TASK STATEMENT: Output exactly the span of lines that begins at the line containing "Reproduce this chart with matplotlib." and ends at the line containing "plt.rcParams['font.family'] = ['DejaVu Sans']", both lines included.
======== DATA FOR THIS EXERCISE ========
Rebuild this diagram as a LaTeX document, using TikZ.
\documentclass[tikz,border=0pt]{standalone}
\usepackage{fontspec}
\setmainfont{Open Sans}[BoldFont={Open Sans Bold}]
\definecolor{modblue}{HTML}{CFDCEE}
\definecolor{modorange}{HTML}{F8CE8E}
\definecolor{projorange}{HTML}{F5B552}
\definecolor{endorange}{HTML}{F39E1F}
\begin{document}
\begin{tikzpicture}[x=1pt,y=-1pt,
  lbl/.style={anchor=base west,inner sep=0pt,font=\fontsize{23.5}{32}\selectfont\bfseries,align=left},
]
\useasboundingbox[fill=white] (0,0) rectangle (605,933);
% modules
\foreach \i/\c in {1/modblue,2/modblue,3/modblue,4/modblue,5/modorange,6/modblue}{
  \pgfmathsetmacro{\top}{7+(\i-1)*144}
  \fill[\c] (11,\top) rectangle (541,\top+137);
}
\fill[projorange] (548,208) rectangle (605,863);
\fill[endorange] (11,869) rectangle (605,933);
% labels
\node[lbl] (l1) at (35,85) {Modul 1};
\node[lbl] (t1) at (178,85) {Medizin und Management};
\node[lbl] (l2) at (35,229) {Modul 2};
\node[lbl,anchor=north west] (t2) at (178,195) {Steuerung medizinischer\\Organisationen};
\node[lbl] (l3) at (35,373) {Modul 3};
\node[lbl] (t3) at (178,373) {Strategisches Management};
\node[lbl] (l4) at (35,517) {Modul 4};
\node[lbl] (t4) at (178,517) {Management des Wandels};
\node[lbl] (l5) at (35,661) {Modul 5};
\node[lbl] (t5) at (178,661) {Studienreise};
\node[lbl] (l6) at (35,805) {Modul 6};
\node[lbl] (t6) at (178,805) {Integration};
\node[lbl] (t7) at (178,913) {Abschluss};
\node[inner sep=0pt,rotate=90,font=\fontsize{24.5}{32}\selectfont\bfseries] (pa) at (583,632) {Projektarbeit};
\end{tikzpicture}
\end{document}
========
======== DATA FOR THIS EXERCISE ========
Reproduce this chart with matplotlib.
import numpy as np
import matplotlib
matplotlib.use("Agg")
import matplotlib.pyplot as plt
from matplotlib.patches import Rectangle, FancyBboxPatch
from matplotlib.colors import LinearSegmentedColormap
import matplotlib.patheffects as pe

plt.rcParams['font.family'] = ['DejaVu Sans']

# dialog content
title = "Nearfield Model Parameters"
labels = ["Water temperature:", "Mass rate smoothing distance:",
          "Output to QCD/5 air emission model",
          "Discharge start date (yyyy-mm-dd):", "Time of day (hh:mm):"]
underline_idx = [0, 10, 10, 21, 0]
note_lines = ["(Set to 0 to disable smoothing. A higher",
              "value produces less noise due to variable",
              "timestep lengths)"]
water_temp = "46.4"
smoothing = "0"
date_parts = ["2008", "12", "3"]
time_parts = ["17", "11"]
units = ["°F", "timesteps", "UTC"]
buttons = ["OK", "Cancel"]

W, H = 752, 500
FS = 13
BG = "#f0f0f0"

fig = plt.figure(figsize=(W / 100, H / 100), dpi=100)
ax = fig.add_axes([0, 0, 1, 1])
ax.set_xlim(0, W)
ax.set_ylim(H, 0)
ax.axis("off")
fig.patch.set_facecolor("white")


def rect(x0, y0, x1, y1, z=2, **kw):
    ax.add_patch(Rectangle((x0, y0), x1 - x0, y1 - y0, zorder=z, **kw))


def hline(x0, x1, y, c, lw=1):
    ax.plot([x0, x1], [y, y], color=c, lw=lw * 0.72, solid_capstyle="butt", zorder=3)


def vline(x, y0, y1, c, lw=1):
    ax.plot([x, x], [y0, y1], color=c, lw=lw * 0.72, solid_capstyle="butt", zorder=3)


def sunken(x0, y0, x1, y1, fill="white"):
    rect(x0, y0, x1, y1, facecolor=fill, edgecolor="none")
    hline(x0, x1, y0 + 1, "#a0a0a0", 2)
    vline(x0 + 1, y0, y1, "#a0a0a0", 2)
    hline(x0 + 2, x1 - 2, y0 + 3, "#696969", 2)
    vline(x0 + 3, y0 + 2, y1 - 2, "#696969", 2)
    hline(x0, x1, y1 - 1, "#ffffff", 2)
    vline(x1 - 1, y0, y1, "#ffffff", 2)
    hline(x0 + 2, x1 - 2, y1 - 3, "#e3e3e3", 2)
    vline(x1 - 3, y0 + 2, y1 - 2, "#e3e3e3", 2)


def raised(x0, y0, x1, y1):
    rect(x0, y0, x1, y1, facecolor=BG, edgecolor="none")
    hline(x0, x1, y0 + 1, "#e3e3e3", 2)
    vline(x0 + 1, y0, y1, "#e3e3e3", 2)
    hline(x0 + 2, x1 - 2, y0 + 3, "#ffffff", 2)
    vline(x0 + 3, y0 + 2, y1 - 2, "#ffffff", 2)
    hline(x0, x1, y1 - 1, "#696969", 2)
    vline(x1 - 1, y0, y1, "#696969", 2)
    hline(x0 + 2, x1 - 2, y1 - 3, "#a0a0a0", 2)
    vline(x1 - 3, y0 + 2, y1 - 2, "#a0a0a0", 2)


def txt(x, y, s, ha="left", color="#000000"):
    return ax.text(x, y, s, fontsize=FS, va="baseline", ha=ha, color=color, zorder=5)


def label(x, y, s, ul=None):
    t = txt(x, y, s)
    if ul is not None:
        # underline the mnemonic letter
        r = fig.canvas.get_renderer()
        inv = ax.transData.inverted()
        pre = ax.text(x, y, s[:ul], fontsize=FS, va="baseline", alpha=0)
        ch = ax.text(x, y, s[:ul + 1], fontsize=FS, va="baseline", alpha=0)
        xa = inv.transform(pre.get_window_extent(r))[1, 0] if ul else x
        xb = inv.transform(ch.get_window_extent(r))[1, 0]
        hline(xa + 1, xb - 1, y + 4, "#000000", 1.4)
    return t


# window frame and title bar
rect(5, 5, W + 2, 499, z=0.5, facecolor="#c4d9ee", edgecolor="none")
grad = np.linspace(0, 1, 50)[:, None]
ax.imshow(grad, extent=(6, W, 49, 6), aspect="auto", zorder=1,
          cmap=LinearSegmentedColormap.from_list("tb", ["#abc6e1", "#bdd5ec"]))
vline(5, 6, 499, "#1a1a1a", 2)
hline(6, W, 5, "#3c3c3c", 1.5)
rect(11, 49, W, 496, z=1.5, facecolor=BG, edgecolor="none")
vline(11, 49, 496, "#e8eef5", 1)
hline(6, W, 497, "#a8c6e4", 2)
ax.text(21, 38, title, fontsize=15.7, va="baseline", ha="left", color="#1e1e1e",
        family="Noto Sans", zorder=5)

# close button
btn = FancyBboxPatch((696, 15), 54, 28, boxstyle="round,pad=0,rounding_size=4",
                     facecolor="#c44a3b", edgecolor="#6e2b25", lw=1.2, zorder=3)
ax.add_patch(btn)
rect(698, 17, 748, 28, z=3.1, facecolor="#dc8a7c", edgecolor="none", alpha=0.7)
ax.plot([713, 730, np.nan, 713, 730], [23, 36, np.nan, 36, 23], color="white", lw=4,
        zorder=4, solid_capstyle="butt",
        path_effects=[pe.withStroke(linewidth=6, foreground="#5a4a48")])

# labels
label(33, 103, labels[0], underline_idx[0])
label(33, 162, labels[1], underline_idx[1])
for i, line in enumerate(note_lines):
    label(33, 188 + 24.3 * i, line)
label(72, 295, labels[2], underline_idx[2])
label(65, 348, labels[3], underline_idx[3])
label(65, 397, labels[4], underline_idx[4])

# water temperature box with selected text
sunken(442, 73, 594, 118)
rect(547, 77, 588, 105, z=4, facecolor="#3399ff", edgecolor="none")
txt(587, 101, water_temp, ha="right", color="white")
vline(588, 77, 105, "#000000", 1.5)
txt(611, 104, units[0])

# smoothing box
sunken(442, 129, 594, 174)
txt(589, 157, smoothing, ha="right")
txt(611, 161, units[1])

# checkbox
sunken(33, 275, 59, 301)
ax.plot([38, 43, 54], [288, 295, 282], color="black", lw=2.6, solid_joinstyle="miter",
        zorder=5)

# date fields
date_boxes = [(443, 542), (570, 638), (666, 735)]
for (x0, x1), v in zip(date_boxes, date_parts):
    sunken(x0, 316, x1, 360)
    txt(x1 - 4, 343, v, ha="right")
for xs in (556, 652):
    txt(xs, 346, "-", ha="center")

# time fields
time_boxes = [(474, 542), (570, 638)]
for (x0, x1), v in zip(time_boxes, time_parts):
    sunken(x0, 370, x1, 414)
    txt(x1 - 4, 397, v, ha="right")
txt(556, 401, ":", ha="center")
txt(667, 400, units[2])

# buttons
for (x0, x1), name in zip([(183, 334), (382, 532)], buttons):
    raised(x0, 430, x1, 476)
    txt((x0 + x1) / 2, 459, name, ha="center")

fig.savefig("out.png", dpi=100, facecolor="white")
========
======== DATA FOR THIS EXERCISE ========
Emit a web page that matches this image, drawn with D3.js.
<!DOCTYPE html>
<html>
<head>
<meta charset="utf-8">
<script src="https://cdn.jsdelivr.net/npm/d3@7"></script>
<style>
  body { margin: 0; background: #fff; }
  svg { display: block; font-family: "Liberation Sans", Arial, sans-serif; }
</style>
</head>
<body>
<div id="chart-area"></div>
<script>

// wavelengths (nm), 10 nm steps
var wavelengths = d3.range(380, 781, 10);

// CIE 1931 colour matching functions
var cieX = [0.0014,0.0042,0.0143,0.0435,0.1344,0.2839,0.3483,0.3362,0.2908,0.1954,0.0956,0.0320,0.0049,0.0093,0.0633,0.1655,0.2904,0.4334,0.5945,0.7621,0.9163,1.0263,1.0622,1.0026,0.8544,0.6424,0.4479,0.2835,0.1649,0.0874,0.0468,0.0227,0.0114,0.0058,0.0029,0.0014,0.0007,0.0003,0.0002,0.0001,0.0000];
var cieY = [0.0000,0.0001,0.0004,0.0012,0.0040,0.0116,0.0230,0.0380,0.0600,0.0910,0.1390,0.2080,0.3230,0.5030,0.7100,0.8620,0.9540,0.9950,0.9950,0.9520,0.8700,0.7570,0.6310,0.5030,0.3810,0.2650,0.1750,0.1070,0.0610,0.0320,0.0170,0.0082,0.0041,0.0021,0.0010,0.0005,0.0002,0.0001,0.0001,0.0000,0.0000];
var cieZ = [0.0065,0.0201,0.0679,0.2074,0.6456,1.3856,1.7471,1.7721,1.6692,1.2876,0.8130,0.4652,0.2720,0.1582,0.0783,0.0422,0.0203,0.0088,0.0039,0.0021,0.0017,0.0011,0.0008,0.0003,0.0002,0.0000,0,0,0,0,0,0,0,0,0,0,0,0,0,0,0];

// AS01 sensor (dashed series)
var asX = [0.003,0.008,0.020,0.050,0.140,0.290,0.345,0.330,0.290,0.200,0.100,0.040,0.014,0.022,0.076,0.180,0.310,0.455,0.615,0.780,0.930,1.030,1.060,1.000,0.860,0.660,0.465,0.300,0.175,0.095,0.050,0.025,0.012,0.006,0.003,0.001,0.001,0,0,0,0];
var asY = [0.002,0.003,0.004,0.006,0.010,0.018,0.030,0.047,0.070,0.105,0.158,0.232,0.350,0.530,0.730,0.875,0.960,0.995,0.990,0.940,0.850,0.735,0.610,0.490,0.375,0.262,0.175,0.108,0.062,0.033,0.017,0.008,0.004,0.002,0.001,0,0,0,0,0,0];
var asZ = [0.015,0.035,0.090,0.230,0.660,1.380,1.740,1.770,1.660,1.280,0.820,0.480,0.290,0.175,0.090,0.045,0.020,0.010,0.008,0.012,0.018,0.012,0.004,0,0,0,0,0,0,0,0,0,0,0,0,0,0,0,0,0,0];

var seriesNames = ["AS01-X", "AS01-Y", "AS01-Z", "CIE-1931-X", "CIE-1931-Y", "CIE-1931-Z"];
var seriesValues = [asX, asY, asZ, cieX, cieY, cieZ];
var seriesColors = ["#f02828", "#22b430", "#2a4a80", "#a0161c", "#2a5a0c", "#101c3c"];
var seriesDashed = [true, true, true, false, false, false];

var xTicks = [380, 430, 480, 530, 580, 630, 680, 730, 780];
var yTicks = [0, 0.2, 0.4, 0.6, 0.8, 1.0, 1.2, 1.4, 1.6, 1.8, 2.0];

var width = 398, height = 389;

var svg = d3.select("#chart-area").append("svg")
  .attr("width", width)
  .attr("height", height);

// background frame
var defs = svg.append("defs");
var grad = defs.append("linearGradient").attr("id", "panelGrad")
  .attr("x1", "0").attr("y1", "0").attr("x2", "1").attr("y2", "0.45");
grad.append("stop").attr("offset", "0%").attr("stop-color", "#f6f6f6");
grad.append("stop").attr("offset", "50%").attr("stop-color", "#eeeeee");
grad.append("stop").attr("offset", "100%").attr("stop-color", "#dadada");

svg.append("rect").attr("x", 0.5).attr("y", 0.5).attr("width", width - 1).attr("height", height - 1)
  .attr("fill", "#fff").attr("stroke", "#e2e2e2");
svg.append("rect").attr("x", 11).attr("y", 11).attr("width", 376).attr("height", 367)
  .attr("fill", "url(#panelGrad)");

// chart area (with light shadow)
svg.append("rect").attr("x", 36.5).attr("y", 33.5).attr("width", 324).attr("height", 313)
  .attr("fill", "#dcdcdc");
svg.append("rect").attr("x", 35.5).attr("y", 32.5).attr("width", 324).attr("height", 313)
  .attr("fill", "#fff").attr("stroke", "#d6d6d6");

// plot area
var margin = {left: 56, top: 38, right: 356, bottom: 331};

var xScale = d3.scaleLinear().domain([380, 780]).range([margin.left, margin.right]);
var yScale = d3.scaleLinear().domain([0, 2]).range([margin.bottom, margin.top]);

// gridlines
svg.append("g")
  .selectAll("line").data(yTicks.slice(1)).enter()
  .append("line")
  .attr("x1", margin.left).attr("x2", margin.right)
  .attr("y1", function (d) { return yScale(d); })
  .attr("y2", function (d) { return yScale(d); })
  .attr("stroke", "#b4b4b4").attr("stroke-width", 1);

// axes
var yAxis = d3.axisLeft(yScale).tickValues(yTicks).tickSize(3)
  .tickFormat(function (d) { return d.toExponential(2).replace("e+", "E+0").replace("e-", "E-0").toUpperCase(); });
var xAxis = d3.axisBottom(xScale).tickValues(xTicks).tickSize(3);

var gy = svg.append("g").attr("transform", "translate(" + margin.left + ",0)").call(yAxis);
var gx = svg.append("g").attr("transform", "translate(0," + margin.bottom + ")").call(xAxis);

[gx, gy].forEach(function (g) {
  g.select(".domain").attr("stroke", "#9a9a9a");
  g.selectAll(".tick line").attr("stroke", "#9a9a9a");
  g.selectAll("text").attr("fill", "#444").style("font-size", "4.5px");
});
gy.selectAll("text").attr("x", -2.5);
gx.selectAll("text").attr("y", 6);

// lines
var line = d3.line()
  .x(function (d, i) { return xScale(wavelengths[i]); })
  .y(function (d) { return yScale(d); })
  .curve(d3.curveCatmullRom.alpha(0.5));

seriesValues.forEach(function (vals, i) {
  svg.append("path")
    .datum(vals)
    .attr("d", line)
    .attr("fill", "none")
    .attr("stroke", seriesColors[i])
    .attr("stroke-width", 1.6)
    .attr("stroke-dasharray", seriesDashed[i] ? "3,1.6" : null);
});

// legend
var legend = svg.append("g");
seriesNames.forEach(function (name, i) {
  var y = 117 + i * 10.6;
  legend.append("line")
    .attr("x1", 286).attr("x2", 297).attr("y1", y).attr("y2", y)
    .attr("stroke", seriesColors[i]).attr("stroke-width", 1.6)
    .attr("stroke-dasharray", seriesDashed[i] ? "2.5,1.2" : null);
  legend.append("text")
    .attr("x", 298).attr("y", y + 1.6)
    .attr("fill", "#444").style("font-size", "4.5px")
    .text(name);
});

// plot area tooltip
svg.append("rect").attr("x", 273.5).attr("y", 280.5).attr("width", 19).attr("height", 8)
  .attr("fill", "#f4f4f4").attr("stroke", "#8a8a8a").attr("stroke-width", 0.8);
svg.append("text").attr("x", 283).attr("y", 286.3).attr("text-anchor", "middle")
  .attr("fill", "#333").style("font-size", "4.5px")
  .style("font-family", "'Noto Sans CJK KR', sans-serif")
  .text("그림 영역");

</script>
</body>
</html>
========
RESPONSE TO THIS EXERCISE:
Reproduce this chart with matplotlib.
import numpy as np
import matplotlib
matplotlib.use("Agg")
import matplotlib.pyplot as plt
from matplotlib.patches import Rectangle, FancyBboxPatch
from matplotlib.colors import LinearSegmentedColormap
import matplotlib.patheffects as pe

plt.rcParams['font.family'] = ['DejaVu Sans']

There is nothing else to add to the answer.